Who Holds This Risk and How Exposed Are They
Retail investors own a disproportionate share of the municipal bond market compared to other fixed-income sectors. The tax-exempt status of most munis makes them particularly attractive to high-income households in the top tax brackets, and many individual investors hold them directly rather than through funds. That ownership structure means default stress does not disperse evenly across institutional portfolios – it lands on individual retirees and near-retirees who may have concentrated their fixed-income allocation in a single state or region’s debt.
Municipal bond funds and exchange-traded funds add another layer of complexity. A fund holding bonds from a stressed issuer may mark down its net asset value before any official default occurs, as credit spreads widen and secondary market prices drop.
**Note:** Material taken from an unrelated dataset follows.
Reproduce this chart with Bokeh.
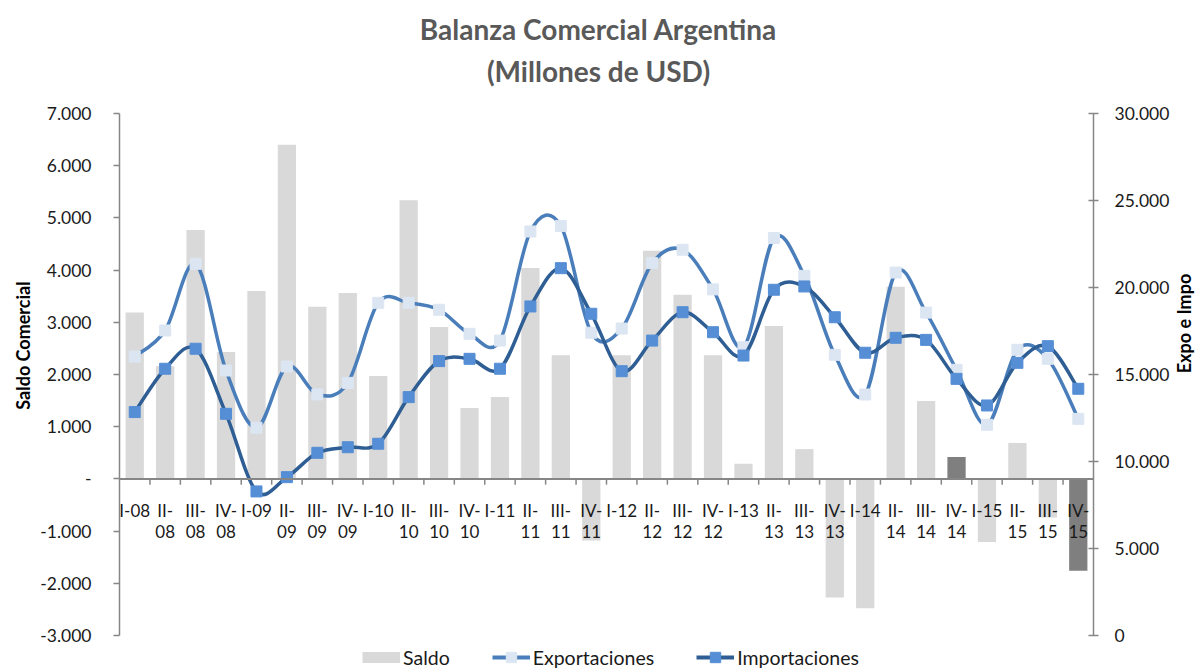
import numpy as np
from bokeh.plotting import figure
from bokeh.layouts import row
from bokeh.models import (Range1d, LinearAxis, FixedTicker, Span, Legend, LegendItem,
                          Label, ColumnDataSource, CDSView, IndexFilter)
from bokeh.core.properties import value
from bokeh.embed import file_html
from bokeh.resources import INLINE

# ---------------- data ----------------
categories = ["I-08", "II-08", "III-08", "IV-08",
              "I-09", "II-09", "III-09", "IV-09",
              "I-10", "II-10", "III-10", "IV-10",
              "I-11", "II-11", "III-11", "IV-11",
              "I-12", "II-12", "III-12", "IV-12",
              "I-13", "II-13", "III-13", "IV-13",
              "I-14", "II-14", "III-14", "IV-14",
              "I-15", "II-15", "III-15", "IV-15"]

saldo = [3190, 2160, 4770, 2430,
         3600, 6400, 3300, 3560,
         1970, 5340, 2910, 1360,
         1570, 4040, 2370, -1180,
         2370, 4370, 3530, 2370,
         290, 2930, 570, -2270,
         -2480, 3680, 1490, 420,
         -1210, 690, -740, -1760]

exportaciones = [16030, 17530, 21360, 15230,
                 11940, 15460, 13850, 14520,
                 19120, 19120, 18720, 17340,
                 16950, 23220, 23540, 17400,
                 17640, 21400, 22170, 19890,
                 16570, 22840, 20670, 16130,
                 13850, 20860, 18560, 15270,
                 12110, 16420, 15900, 12450]

importaciones = [12840, 15330, 16480, 12740,
                 8280, 9100, 10500, 10820,
                 11020, 13700, 15770, 15900,
                 15330, 18910, 21110, 18490,
                 15190, 16950, 18580, 17430,
                 16090, 19870, 20060, 18290,
                 16250, 17110, 16990, 14750,
                 13220, 15670, 16630, 14180]

left_ticks = [-3000, -2000, -1000, 0, 1000, 2000, 3000, 4000, 5000, 6000, 7000]
right_ticks = [0, 5000, 10000, 15000, 20000, 25000, 30000]
highlighted = ["IV-14", "IV-15"]

title_text = "Balanza Comercial Argentina"
subtitle_text = "(Millones de USD)"
left_label = "Saldo Comercial"
right_label = "Expo e Impo"

# ---------------- layout constants ----------------
FONT = "Lato"
AXIS_COLOR = "#868686"
TEXT_COLOR = "#1a1a1a"
TICK_FS = "17.5px"
H = 671
PLOT_TOP, PLOT_H = 113, 522          # pixel extent of the axes' span
SIDE_L, SIDE_R = 36, 25              # narrow side panels for the axis titles
BORDER_L, FRAME_W, BORDER_R = 83, 978, 75


def fmt(v, zero):
    if v == 0:
        return zero
    return f"{v:,}".replace(",", ".")


def padded_range(lo, hi):
    per_px = (hi - lo) / PLOT_H
    return Range1d(lo - (H - PLOT_TOP - PLOT_H) * per_px, hi + PLOT_TOP * per_px)


def smooth_segments(xs, ys):
    P = np.column_stack([xs, ys]).astype(float)
    Pm = np.vstack([P[0], P, P[-1]])
    i = np.arange(len(P) - 1)
    p0 = Pm[i + 1]
    p1 = Pm[i + 2]
    c0 = p0 + (p1 - Pm[i]) / 6.0
    c1 = p1 - (Pm[i + 3] - p0) / 6.0
    return ColumnDataSource(dict(x0=p0[:, 0], y0=p0[:, 1], x1=p1[:, 0], y1=p1[:, 1],
                                 cx0=c0[:, 0], cy0=c0[:, 1], cx1=c1[:, 0], cy1=c1[:, 1]))


def legend_only():
    # a single point: a line through one point draws nothing on the plot,
    # but the legend can still draw its swatch from it
    return CDSView(filter=IndexFilter(indices=[0]))


n = len(categories)
xs = np.arange(n) + 0.5
bar_colors = ["#7f7f7f" if c in highlighted else "#d9d9d9" for c in categories]
line1 = [c if c.startswith("I-") else c.split("-")[0] + "-" for c in categories]
line2 = ["" if c.startswith("I-") else c.split("-")[1] for c in categories]

# ---------------- main figure ----------------
p = figure(width=BORDER_L + FRAME_W + BORDER_R, height=H, output_backend="svg",
           toolbar_location=None, x_range=Range1d(0, n),
           y_range=padded_range(left_ticks[0], left_ticks[-1]),
           x_axis_location=None, title=None,
           min_border_left=BORDER_L, min_border_right=BORDER_R, min_border_top=0,
           min_border_bottom=0)
p.extra_y_ranges = {"r": padded_range(right_ticks[0], right_ticks[-1])}
p.outline_line_color = None
p.grid.visible = False
p.background_fill_color = "white"

# left axis
ya = p.yaxis[0]
ya.ticker = FixedTicker(ticks=left_ticks)
ya.bounds = (left_ticks[0], left_ticks[-1])
ya.major_label_overrides = {t: fmt(t, "-") for t in left_ticks}
ya.major_label_text_font = FONT
ya.major_label_text_font_size = TICK_FS
ya.major_label_text_color = TEXT_COLOR
ya.major_label_standoff = 22
ya.axis_line_color = AXIS_COLOR
ya.axis_line_width = 1.5
ya.major_tick_line_color = AXIS_COLOR
ya.major_tick_line_width = 1.5
ya.major_tick_out = 6
ya.major_tick_in = 0
ya.minor_tick_line_color = None

# right axis
ra = LinearAxis(y_range_name="r", ticker=FixedTicker(ticks=right_ticks),
                bounds=(right_ticks[0], right_ticks[-1]))
ra.major_label_overrides = {t: fmt(t, "0") for t in right_ticks}
ra.major_label_text_font = FONT
ra.major_label_text_font_size = TICK_FS
ra.major_label_text_color = TEXT_COLOR
ra.major_label_standoff = 16
ra.axis_line_color = AXIS_COLOR
ra.axis_line_width = 1.5
ra.major_tick_line_color = AXIS_COLOR
ra.major_tick_line_width = 1.5
ra.major_tick_out = 5
ra.major_tick_in = 5
ra.minor_tick_line_color = None
p.add_layout(ra, "right")

# titles (inside the tall frame, above the plotted span)
for txt, dy in [(title_text, 85), (subtitle_text, 43)]:
    p.add_layout(Label(x=n / 2, y=left_ticks[-1], x_offset=-8, y_offset=dy, text=txt,
                       text_font=FONT, text_font_size="28px", text_font_style="bold",
                       text_color="#595959", text_align="center", text_baseline="middle"))

# bars
bars = p.vbar(x=xs, top=saldo, width=0.6, fill_color=bar_colors, line_color=None)

# zero line and category ticks
p.add_layout(Span(location=0, dimension="width", line_color=AXIS_COLOR, line_width=2))
bx = np.arange(1, n)
p.segment(x0=bx, y0=np.zeros(n - 1), x1=bx, y1=np.full(n - 1, -110),
          line_color=AXIS_COLOR, line_width=1.5)

# category labels
p.text(x=xs, y=np.full(n, -600), text=line1, text_align="center", text_baseline="middle",
       text_font=value(FONT), text_font_size="17px", text_color=TEXT_COLOR)
p.text(x=xs, y=np.full(n, -1010), text=line2, text_align="center", text_baseline="middle",
       text_font=value(FONT), text_font_size="17px", text_color=TEXT_COLOR)

# lines
EXP_LINE = "#4a7ebb"
EXP_MARK = "#dce6f2"
IMP_LINE = "#2e5e93"
IMP_MARK = "#558ed5"

p.bezier(x0="x0", y0="y0", x1="x1", y1="y1", cx0="cx0", cy0="cy0", cx1="cx1", cy1="cy1",
         source=smooth_segments(xs, exportaciones), line_color=EXP_LINE, line_width=3.5,
         line_cap="round", y_range_name="r")
exp_leg_line = p.line(x=xs, y=exportaciones, line_color=EXP_LINE, line_width=4,
                      y_range_name="r", view=legend_only())
exp_marks = p.scatter(x=xs, y=exportaciones, marker="square", size=11, fill_color=EXP_MARK,
                      line_color=EXP_MARK, y_range_name="r")

p.bezier(x0="x0", y0="y0", x1="x1", y1="y1", cx0="cx0", cy0="cy0", cx1="cx1", cy1="cy1",
         source=smooth_segments(xs, importaciones), line_color=IMP_LINE, line_width=3.5,
         line_cap="round", y_range_name="r")
imp_leg_line = p.line(x=xs, y=importaciones, line_color=IMP_LINE, line_width=4,
                      y_range_name="r", view=legend_only())
imp_marks = p.scatter(x=xs, y=importaciones, marker="square", size=11, fill_color=IMP_MARK,
                      line_color=IMP_MARK, y_range_name="r")

# legend swatch for the bars (a thick grey stroke drawn like Excel's box)
saldo_swatch = p.line(x=xs, y=saldo, line_color="#d9d9d9", line_width=11, line_cap="butt",
                      view=legend_only())

legend = Legend(items=[LegendItem(label="Saldo", renderers=[saldo_swatch], index=0),
                       LegendItem(label="Exportaciones", renderers=[exp_leg_line, exp_marks], index=0),
                       LegendItem(label="Importaciones", renderers=[imp_leg_line, imp_marks], index=0)],
                orientation="horizontal", location=(243, 1), border_line_color=None,
                background_fill_alpha=0, label_text_font=FONT, label_text_font_size="19.5px",
                label_text_color=TEXT_COLOR, glyph_width=38, glyph_height=26, spacing=42,
                padding=0, margin=0, label_standoff=3, label_height=22)
p.add_layout(legend, "center")


# ---------------- narrow side panels carrying the axis titles ----------------
def side_title(width, text, cx, cy):
    f = figure(width=width, height=H, output_backend="svg", toolbar_location=None,
               x_range=Range1d(0, width), y_range=Range1d(0, H),
               x_axis_location=None, y_axis_location=None, title=None,
               min_border_left=0, min_border_right=0, min_border_top=0, min_border_bottom=0)
    f.outline_line_color = None
    f.grid.visible = False
    f.text(x=[cx], y=[H - cy], text=[text], angle=np.pi / 2, text_align="center",
           text_baseline="middle", text_font=value(FONT), text_font_size="18px",
           text_font_style="bold", text_color="black")
    return f


left_panel = side_title(SIDE_L, left_label, 22.5, 345)
right_panel = side_title(SIDE_R, right_label, 1183.5 - (SIDE_L + BORDER_L + FRAME_W + BORDER_R), 323)

layout = row(left_panel, p, right_panel, spacing=0)
open("out.html", "w").write(file_html(layout, INLINE))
An investor who assumed they were holding a safe, hold-to-maturity asset instead finds a fund position that is declining in real time. The fact that defaults are still uncommon does not mean the price risk is absent.
The geographic concentration of stress is worth watching carefully. Several Sun Belt cities that experienced rapid population growth and made infrastructure bets accordingly are now contending with the reality that new residents do not always generate the immediate tax base that early projections suggested. Utility bonds and special assessment districts tied to new development are showing particular strain, because they depend on growth continuing at the rate underwriters projected when the bonds were sold.

There is also the question of what happens to states that have been quietly backstopping troubled local issuers. Some states have intervention mechanisms that protect bondholders when a municipality runs into trouble, effectively making state credit the floor for local debt. But those backstops have limits, and a state dealing with its own revenue shortfalls – which several are – may not be in a position to absorb multiple local credit failures simultaneously. That scenario, still hypothetical in most cases, is the one credit analysts are modeling with increasing seriousness.
For investors, the practical question is whether the yield pickup on lower-rated municipal paper still justifies the risk at current spread levels. For years, the implicit safety of the muni market allowed issuers to borrow at rates that did not fully price in the possibility of stress. That pricing assumption may now be adjusting, slowly, in the secondary market – which means investors who bought at tighter spreads are already holding bonds worth less than they paid, even before a single payment is missed.